◆ What to do ◆
Among the entries below, which lines run from the line with "Write the matplotlib code for this chart." through the line with "orient_loa = [-0.266, 0.657]"? Retype those, both ends included, exactly and without pictures.

Figure scripts:
# # # # #

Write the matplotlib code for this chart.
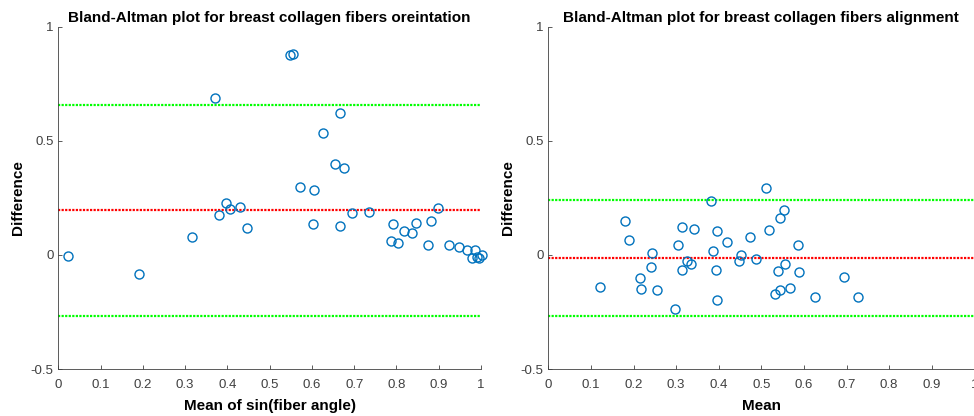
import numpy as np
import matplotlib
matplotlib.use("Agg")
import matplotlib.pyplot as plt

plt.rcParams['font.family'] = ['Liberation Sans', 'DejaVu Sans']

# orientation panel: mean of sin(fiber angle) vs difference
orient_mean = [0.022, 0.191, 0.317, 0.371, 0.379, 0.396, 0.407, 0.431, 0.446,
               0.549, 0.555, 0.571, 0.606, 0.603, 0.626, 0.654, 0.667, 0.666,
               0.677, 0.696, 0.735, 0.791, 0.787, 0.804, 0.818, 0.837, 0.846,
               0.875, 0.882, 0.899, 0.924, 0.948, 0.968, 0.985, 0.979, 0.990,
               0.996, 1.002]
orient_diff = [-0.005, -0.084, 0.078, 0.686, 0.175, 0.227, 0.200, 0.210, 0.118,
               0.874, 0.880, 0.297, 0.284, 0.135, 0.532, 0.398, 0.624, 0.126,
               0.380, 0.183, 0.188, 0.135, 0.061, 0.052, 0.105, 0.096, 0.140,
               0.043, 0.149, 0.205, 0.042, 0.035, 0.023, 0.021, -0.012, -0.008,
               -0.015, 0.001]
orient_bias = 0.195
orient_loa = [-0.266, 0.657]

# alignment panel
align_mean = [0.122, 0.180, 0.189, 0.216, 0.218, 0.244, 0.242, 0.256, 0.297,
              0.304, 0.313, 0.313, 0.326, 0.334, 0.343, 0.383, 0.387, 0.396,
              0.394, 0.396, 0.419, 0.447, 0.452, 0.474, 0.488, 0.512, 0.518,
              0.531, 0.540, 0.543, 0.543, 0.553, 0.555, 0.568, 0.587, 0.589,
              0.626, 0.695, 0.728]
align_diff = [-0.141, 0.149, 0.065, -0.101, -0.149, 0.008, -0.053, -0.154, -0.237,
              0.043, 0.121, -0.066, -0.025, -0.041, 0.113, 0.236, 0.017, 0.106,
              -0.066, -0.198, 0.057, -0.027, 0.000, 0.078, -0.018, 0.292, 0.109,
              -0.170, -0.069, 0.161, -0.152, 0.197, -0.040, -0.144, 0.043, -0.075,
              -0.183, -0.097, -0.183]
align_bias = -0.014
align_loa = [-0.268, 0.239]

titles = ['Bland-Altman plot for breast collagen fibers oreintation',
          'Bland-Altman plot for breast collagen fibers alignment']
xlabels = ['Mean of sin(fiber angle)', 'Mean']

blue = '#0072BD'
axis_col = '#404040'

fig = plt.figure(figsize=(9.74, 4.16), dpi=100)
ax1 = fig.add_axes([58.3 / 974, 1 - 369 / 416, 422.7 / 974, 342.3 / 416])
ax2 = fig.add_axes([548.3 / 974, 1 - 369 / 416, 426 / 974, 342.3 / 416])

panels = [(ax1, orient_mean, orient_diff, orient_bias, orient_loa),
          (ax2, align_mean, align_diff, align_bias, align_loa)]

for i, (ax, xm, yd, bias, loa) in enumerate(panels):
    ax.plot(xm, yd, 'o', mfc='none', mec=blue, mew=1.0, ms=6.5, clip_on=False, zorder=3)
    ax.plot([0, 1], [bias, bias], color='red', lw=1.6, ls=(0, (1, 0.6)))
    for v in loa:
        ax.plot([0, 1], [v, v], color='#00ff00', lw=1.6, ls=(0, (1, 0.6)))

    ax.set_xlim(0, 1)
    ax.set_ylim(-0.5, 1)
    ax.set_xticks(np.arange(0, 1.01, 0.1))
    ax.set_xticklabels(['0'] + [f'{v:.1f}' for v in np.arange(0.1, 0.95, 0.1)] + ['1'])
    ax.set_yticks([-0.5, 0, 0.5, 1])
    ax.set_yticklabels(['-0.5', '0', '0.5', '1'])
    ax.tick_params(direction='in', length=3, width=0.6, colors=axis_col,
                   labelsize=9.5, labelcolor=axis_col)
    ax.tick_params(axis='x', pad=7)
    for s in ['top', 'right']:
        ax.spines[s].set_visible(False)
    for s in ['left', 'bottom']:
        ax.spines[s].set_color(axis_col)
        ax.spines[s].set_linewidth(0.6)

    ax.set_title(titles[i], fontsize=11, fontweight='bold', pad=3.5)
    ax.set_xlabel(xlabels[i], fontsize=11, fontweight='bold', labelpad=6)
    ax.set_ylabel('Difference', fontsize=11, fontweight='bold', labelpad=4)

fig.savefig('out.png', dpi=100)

# # # # #

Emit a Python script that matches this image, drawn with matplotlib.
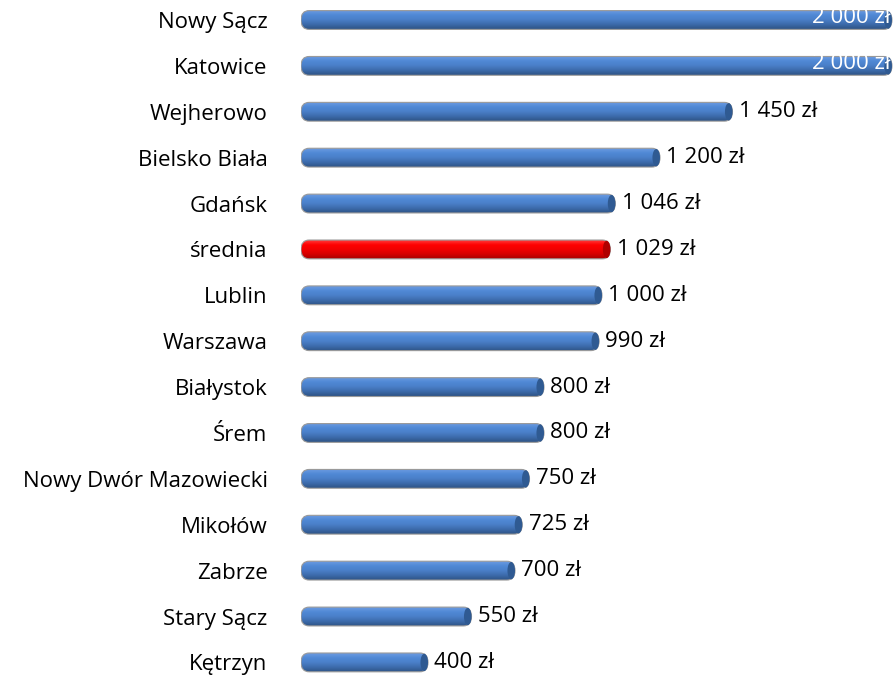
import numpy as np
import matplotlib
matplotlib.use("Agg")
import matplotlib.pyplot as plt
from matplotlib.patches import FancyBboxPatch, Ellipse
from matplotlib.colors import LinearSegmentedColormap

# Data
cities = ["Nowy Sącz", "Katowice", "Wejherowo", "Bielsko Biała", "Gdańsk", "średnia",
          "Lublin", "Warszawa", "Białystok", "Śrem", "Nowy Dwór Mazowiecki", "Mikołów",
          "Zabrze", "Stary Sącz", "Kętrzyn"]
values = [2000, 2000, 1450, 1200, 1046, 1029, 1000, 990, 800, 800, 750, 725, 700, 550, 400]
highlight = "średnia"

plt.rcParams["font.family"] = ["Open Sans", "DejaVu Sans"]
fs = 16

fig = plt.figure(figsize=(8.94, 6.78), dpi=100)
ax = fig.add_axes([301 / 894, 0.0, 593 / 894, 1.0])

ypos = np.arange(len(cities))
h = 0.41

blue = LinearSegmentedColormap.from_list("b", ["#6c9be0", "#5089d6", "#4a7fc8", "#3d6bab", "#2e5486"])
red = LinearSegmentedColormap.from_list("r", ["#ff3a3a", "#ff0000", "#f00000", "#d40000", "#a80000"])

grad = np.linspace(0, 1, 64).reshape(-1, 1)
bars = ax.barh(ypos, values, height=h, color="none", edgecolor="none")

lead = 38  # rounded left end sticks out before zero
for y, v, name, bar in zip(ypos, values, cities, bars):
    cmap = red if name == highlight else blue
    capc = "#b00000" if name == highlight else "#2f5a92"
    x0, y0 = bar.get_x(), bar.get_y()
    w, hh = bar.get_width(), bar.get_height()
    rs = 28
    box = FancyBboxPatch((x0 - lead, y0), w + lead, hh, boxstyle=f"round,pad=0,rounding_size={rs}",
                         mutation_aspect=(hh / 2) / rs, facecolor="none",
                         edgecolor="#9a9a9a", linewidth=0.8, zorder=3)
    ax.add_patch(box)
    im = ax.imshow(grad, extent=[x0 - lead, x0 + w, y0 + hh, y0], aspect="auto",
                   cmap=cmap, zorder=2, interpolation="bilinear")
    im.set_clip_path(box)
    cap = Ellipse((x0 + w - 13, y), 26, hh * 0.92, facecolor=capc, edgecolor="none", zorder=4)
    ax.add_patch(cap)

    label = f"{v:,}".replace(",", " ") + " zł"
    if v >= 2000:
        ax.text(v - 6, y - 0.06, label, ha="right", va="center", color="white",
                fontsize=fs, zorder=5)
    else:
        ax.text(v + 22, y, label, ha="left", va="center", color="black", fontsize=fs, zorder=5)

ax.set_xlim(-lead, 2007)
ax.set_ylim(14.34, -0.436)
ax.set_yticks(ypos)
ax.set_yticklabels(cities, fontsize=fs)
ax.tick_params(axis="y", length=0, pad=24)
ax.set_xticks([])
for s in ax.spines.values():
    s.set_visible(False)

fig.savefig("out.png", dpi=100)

# # # # #

◆ Exercise result ◆
Write the matplotlib code for this chart.
import numpy as np
import matplotlib
matplotlib.use("Agg")
import matplotlib.pyplot as plt

plt.rcParams['font.family'] = ['Liberation Sans', 'DejaVu Sans']

# orientation panel: mean of sin(fiber angle) vs difference
orient_mean = [0.022, 0.191, 0.317, 0.371, 0.379, 0.396, 0.407, 0.431, 0.446,
               0.549, 0.555, 0.571, 0.606, 0.603, 0.626, 0.654, 0.667, 0.666,
               0.677, 0.696, 0.735, 0.791, 0.787, 0.804, 0.818, 0.837, 0.846,
               0.875, 0.882, 0.899, 0.924, 0.948, 0.968, 0.985, 0.979, 0.990,
               0.996, 1.002]
orient_diff = [-0.005, -0.084, 0.078, 0.686, 0.175, 0.227, 0.200, 0.210, 0.118,
               0.874, 0.880, 0.297, 0.284, 0.135, 0.532, 0.398, 0.624, 0.126,
               0.380, 0.183, 0.188, 0.135, 0.061, 0.052, 0.105, 0.096, 0.140,
               0.043, 0.149, 0.205, 0.042, 0.035, 0.023, 0.021, -0.012, -0.008,
               -0.015, 0.001]
orient_bias = 0.195
orient_loa = [-0.266, 0.657]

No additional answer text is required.